Emperor Haile Salassi was considered a descended from Menelik and was thus related to King Solomon and his father, King David. The significance of this Solomonic ancestry cannot be understated; it was designated “a job requirement” for imperial successors in the previous Ethiopian constitution, enacted in 1958. (Haile Selassie, the constitution’s author, considered himself the 225th direct descendant of the Israelite monarch.)
The full title of Salassi was very impressive: His Imperial Majesty, Haile Selassie I, Heir Son from the seed of Solomon, the All Conquering Lion of the tribe of Jud(e)a, King of Kings, Lord of Lords, Father of Africans from the most beloved Ethiopia, the motherland of sons and daughters in diaspora.

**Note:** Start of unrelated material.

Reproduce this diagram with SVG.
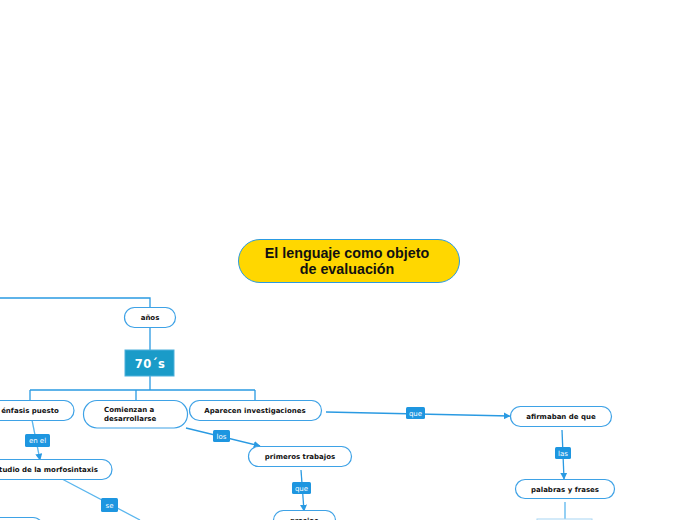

Sallasi was the last emperor of Ethiopia, but was not very popular in his country. Soldiers conducted a coup and imprisoned him in 1974. Lieutenant General Aman Andom succeeded him. When Salassi died in August 1975, the official cause of death was a surgical complication. Many people are convinced he had been murdered.
In 1992 his body was recovered and in November 2000, the Ethiopian Orthodox Church granted him an imperial funeral in Addis Ababa Cathedral.
Can you visit the Ark of the Covenant in Ethiopia?
Even if the Ark of the Covenant is really in Ethiopia, it is impossible to visit. However, during different festivals in Ethiopia, you can see a copy of the “Ark of the Covenant” being carried by priests.